> Problem details
Go through the listing and set it down exactly, leaving out its pictures.

━━━━

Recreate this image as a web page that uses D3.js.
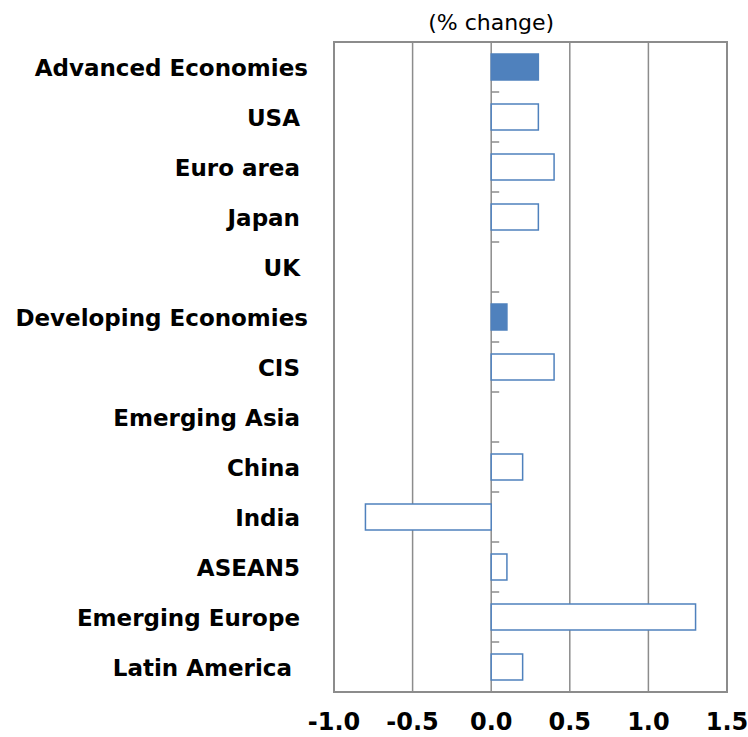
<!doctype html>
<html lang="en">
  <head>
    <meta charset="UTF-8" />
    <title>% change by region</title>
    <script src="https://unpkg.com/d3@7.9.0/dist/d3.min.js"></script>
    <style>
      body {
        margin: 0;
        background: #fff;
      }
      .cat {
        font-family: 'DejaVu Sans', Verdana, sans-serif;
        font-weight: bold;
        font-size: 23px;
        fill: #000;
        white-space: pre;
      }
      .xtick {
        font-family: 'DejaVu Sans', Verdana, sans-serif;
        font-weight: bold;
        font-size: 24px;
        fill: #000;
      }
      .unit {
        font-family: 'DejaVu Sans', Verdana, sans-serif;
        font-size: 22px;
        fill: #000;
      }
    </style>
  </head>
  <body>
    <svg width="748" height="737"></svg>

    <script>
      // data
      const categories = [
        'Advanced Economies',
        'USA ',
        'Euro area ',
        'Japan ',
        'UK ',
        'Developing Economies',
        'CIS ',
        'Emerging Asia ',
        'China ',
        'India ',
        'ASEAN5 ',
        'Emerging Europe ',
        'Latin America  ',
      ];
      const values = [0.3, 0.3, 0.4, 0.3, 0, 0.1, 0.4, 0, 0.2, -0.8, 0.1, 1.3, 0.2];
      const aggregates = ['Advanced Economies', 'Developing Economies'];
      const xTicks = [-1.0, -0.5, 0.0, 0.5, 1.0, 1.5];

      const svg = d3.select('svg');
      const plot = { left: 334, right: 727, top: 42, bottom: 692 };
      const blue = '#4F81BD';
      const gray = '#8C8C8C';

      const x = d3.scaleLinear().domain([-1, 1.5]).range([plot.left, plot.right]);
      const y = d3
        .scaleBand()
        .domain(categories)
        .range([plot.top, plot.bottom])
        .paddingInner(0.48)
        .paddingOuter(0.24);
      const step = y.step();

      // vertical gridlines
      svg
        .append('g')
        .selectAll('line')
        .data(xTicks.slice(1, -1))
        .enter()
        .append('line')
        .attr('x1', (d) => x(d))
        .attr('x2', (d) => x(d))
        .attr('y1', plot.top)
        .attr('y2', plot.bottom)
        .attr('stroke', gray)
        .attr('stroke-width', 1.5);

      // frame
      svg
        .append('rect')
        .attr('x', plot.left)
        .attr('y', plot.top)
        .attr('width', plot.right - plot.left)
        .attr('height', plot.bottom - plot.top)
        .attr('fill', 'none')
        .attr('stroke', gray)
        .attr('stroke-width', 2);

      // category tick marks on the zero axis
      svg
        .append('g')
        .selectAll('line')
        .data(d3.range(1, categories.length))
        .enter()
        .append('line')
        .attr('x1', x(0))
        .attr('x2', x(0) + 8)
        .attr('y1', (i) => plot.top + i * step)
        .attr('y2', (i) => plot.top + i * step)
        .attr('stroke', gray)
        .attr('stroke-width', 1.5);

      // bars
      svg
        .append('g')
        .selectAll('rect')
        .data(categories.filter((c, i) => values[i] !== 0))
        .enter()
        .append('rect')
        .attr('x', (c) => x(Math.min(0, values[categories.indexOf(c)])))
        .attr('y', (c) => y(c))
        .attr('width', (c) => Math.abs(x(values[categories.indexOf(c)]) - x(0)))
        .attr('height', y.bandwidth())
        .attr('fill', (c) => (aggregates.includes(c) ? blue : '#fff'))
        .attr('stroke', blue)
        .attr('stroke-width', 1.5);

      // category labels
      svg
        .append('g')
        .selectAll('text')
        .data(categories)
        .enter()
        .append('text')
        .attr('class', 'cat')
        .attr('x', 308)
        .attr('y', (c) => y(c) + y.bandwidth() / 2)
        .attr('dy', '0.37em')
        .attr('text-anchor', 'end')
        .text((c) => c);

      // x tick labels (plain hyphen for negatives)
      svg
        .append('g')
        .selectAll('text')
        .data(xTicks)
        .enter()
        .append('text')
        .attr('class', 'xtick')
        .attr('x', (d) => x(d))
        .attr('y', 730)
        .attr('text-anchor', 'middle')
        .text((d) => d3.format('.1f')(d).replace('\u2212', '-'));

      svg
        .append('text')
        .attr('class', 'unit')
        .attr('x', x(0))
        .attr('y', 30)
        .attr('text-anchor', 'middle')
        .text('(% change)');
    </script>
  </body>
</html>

━━━━

> Response to the exercise
Recreate this image as a web page that uses D3.js.
<!doctype html>
<html lang="en">
  <head>
    <meta charset="UTF-8" />
    <title>% change by region</title>
    <script src="https://unpkg.com/d3@7.9.0/dist/d3.min.js"></script>
    <style>
      body {
        margin: 0;
        background: #fff;
      }
      .cat {
        font-family: 'DejaVu Sans', Verdana, sans-serif;
        font-weight: bold;
        font-size: 23px;
        fill: #000;
        white-space: pre;
      }
      .xtick {
        font-family: 'DejaVu Sans', Verdana, sans-serif;
        font-weight: bold;
        font-size: 24px;
        fill: #000;
      }
      .unit {
        font-family: 'DejaVu Sans', Verdana, sans-serif;
        font-size: 22px;
        fill: #000;
      }
    </style>
  </head>
  <body>
    <svg width="748" height="737"></svg>

    <script>
      // data
      const categories = [
        'Advanced Economies',
        'USA ',
        'Euro area ',
        'Japan ',
        'UK ',
        'Developing Economies',
        'CIS ',
        'Emerging Asia ',
        'China ',
        'India ',
        'ASEAN5 ',
        'Emerging Europe ',
        'Latin America  ',
      ];
      const values = [0.3, 0.3, 0.4, 0.3, 0, 0.1, 0.4, 0, 0.2, -0.8, 0.1, 1.3, 0.2];
      const aggregates = ['Advanced Economies', 'Developing Economies'];
      const xTicks = [-1.0, -0.5, 0.0, 0.5, 1.0, 1.5];

      const svg = d3.select('svg');
      const plot = { left: 334, right: 727, top: 42, bottom: 692 };
      const blue = '#4F81BD';
      const gray = '#8C8C8C';

      const x = d3.scaleLinear().domain([-1, 1.5]).range([plot.left, plot.right]);
      const y = d3
        .scaleBand()
        .domain(categories)
        .range([plot.top, plot.bottom])
        .paddingInner(0.48)
        .paddingOuter(0.24);
      const step = y.step();

      // vertical gridlines
      svg
        .append('g')
        .selectAll('line')
        .data(xTicks.slice(1, -1))
        .enter()
        .append('line')
        .attr('x1', (d) => x(d))
        .attr('x2', (d) => x(d))
        .attr('y1', plot.top)
        .attr('y2', plot.bottom)
        .attr('stroke', gray)
        .attr('stroke-width', 1.5);

      // frame
      svg
        .append('rect')
        .attr('x', plot.left)
        .attr('y', plot.top)
        .attr('width', plot.right - plot.left)
        .attr('height', plot.bottom - plot.top)
        .attr('fill', 'none')
        .attr('stroke', gray)
        .attr('stroke-width', 2);

      // category tick marks on the zero axis
      svg
        .append('g')
        .selectAll('line')
        .data(d3.range(1, categories.length))
        .enter()
        .append('line')
        .attr('x1', x(0))
        .attr('x2', x(0) + 8)
        .attr('y1', (i) => plot.top + i * step)
        .attr('y2', (i) => plot.top + i * step)
        .attr('stroke', gray)
        .attr('stroke-width', 1.5);

      // bars
      svg
        .append('g')
        .selectAll('rect')
        .data(categories.filter((c, i) => values[i] !== 0))
        .enter()
        .append('rect')
        .attr('x', (c) => x(Math.min(0, values[categories.indexOf(c)])))
        .attr('y', (c) => y(c))
        .attr('width', (c) => Math.abs(x(values[categories.indexOf(c)]) - x(0)))
        .attr('height', y.bandwidth())
        .attr('fill', (c) => (aggregates.includes(c) ? blue : '#fff'))
        .attr('stroke', blue)
        .attr('stroke-width', 1.5);

      // category labels
      svg
        .append('g')
        .selectAll('text')
        .data(categories)
        .enter()
        .append('text')
        .attr('class', 'cat')
        .attr('x', 308)
        .attr('y', (c) => y(c) + y.bandwidth() / 2)
        .attr('dy', '0.37em')
        .attr('text-anchor', 'end')
        .text((c) => c);

      // x tick labels (plain hyphen for negatives)
      svg
        .append('g')
        .selectAll('text')
        .data(xTicks)
        .enter()
        .append('text')
        .attr('class', 'xtick')
        .attr('x', (d) => x(d))
        .attr('y', 730)
        .attr('text-anchor', 'middle')
        .text((d) => d3.format('.1f')(d).replace('\u2212', '-'));

      svg
        .append('text')
        .attr('class', 'unit')
        .attr('x', x(0))
        .attr('y', 30)
        .attr('text-anchor', 'middle')
        .text('(% change)');
    </script>
  </body>
</html>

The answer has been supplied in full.